▶ [EXERCISE BRIEF]: Copy out exactly the lines from the one holding "Clone this chart in matplotlib." through the one holding "ax2.set_ylim(4.0, 5.5)", ends included; omit images.

▶ [DATASET ENTRIES]:
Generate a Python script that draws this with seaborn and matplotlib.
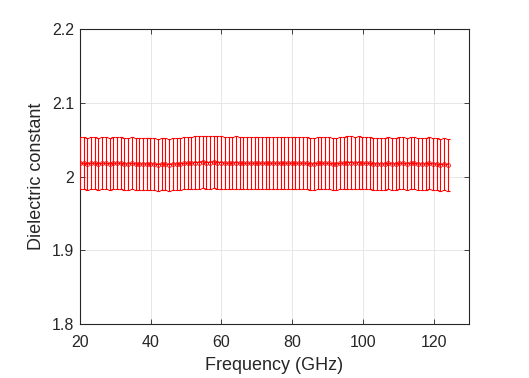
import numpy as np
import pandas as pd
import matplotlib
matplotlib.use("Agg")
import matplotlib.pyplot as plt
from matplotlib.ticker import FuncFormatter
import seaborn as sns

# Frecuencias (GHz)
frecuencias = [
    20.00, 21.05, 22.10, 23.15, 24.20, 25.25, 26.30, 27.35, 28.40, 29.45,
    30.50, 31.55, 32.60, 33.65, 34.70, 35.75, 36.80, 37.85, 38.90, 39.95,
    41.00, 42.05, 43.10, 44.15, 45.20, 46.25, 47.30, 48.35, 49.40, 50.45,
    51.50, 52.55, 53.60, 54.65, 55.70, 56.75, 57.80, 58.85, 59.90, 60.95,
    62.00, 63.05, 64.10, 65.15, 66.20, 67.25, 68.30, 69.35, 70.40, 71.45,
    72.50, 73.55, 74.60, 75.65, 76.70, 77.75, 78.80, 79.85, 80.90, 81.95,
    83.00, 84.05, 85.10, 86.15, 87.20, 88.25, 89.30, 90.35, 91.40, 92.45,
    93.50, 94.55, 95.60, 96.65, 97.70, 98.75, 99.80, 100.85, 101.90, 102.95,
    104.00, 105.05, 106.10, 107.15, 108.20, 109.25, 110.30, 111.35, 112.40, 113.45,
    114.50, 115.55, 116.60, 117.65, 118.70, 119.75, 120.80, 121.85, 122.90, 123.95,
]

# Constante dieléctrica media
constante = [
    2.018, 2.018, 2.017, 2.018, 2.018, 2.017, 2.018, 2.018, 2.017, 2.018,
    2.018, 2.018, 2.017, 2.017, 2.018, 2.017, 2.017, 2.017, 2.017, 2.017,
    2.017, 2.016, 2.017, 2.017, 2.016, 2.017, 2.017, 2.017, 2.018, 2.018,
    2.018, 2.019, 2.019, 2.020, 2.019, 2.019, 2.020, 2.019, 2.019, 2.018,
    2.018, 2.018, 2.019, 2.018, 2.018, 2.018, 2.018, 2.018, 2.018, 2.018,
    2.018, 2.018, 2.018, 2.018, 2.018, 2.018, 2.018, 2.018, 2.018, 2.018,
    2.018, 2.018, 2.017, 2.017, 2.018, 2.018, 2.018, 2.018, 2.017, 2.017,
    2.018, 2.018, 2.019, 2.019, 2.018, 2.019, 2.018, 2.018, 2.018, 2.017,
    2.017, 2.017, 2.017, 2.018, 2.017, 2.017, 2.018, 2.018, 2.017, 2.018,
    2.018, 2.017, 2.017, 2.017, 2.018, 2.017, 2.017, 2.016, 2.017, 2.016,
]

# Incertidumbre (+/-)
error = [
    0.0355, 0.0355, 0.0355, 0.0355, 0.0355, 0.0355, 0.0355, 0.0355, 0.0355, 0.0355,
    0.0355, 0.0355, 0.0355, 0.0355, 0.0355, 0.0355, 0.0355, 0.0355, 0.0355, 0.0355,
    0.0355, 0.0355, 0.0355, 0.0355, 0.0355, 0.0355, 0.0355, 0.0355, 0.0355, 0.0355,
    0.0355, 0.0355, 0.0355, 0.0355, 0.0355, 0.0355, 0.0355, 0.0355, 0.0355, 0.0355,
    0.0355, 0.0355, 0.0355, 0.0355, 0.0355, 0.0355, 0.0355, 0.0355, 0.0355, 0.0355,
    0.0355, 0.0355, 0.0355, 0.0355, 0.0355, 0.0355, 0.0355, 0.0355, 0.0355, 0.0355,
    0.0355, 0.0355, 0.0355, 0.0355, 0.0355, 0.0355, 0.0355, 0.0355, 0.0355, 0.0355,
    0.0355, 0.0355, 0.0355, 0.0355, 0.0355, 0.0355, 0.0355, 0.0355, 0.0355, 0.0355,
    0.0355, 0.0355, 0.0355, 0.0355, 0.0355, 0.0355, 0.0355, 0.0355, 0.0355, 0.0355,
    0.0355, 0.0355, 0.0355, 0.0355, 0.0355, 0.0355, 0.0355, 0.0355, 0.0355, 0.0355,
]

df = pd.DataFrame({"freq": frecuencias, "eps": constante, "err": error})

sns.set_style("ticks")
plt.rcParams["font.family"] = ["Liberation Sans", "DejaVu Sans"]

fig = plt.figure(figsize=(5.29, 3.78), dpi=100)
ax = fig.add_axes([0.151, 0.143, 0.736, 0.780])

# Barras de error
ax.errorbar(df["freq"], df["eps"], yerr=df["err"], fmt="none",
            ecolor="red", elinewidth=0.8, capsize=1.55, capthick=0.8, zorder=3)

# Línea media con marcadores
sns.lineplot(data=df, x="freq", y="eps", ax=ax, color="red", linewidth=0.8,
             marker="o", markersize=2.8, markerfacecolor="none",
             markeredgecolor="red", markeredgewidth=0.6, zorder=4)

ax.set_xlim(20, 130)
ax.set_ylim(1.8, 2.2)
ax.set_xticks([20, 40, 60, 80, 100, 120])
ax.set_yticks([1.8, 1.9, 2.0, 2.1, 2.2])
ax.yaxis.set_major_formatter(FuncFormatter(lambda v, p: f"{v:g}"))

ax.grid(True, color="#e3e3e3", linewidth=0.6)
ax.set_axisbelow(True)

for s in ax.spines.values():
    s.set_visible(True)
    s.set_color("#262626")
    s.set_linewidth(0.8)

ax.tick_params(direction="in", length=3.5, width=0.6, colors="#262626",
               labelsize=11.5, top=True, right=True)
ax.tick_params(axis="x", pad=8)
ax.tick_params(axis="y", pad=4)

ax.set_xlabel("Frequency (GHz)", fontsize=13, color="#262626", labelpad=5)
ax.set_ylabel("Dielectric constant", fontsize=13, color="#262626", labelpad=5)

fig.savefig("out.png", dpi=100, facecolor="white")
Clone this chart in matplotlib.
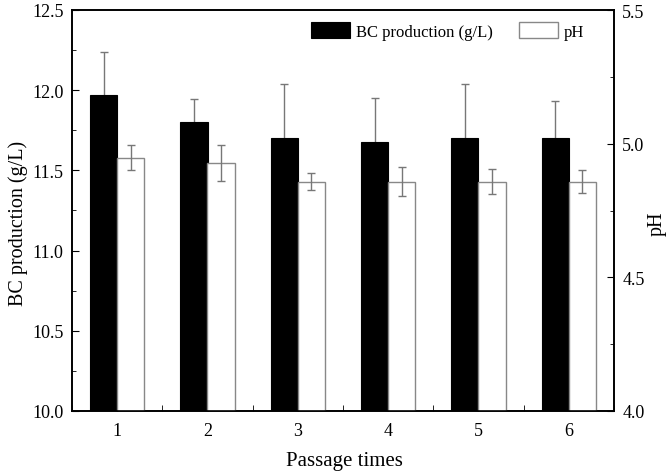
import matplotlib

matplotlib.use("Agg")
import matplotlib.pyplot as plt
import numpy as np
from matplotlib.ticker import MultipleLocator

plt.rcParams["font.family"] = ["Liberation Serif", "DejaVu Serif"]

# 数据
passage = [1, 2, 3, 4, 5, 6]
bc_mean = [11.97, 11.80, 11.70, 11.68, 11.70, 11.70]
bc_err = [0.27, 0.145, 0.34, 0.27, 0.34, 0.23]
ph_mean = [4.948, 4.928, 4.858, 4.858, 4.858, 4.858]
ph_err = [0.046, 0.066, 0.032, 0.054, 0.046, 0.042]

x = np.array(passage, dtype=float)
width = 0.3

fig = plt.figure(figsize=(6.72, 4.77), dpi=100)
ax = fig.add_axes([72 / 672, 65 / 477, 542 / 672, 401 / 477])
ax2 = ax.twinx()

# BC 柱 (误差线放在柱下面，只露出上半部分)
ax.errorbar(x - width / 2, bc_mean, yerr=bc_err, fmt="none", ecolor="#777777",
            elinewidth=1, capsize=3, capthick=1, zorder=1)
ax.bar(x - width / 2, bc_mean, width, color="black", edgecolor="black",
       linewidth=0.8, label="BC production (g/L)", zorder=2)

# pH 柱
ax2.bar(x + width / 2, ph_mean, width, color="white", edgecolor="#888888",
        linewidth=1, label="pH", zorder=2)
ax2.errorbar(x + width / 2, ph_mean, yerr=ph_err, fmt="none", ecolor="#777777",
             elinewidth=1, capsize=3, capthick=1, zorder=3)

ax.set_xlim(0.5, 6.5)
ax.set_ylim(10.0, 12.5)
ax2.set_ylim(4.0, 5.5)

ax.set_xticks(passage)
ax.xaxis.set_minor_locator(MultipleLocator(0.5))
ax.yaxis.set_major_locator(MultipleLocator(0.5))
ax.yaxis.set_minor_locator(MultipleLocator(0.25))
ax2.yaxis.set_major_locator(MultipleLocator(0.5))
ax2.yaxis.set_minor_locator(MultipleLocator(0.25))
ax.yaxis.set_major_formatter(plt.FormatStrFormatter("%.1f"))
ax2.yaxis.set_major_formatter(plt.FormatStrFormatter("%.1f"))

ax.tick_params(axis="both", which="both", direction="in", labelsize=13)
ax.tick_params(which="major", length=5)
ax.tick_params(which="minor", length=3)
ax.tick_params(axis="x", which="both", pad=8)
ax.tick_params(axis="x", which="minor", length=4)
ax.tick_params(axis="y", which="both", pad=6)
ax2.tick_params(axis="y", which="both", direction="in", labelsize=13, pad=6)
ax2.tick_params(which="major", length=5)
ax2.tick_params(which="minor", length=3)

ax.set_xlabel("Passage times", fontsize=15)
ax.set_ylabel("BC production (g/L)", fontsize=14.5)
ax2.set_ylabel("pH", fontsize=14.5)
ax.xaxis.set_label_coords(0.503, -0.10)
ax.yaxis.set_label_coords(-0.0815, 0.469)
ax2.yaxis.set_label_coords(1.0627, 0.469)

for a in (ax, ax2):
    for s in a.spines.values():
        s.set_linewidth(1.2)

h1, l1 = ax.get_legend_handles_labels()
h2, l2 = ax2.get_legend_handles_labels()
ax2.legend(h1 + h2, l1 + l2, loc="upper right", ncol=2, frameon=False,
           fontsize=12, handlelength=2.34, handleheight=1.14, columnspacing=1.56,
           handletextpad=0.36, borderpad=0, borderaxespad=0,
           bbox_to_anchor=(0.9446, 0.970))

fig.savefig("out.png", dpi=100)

▶ [RESPONSE TO THIS TASK]:
Clone this chart in matplotlib.
import matplotlib

matplotlib.use("Agg")
import matplotlib.pyplot as plt
import numpy as np
from matplotlib.ticker import MultipleLocator

plt.rcParams["font.family"] = ["Liberation Serif", "DejaVu Serif"]

# 数据
passage = [1, 2, 3, 4, 5, 6]
bc_mean = [11.97, 11.80, 11.70, 11.68, 11.70, 11.70]
bc_err = [0.27, 0.145, 0.34, 0.27, 0.34, 0.23]
ph_mean = [4.948, 4.928, 4.858, 4.858, 4.858, 4.858]
ph_err = [0.046, 0.066, 0.032, 0.054, 0.046, 0.042]

x = np.array(passage, dtype=float)
width = 0.3

fig = plt.figure(figsize=(6.72, 4.77), dpi=100)
ax = fig.add_axes([72 / 672, 65 / 477, 542 / 672, 401 / 477])
ax2 = ax.twinx()

# BC 柱 (误差线放在柱下面，只露出上半部分)
ax.errorbar(x - width / 2, bc_mean, yerr=bc_err, fmt="none", ecolor="#777777",
            elinewidth=1, capsize=3, capthick=1, zorder=1)
ax.bar(x - width / 2, bc_mean, width, color="black", edgecolor="black",
       linewidth=0.8, label="BC production (g/L)", zorder=2)

# pH 柱
ax2.bar(x + width / 2, ph_mean, width, color="white", edgecolor="#888888",
        linewidth=1, label="pH", zorder=2)
ax2.errorbar(x + width / 2, ph_mean, yerr=ph_err, fmt="none", ecolor="#777777",
             elinewidth=1, capsize=3, capthick=1, zorder=3)

ax.set_xlim(0.5, 6.5)
ax.set_ylim(10.0, 12.5)
ax2.set_ylim(4.0, 5.5)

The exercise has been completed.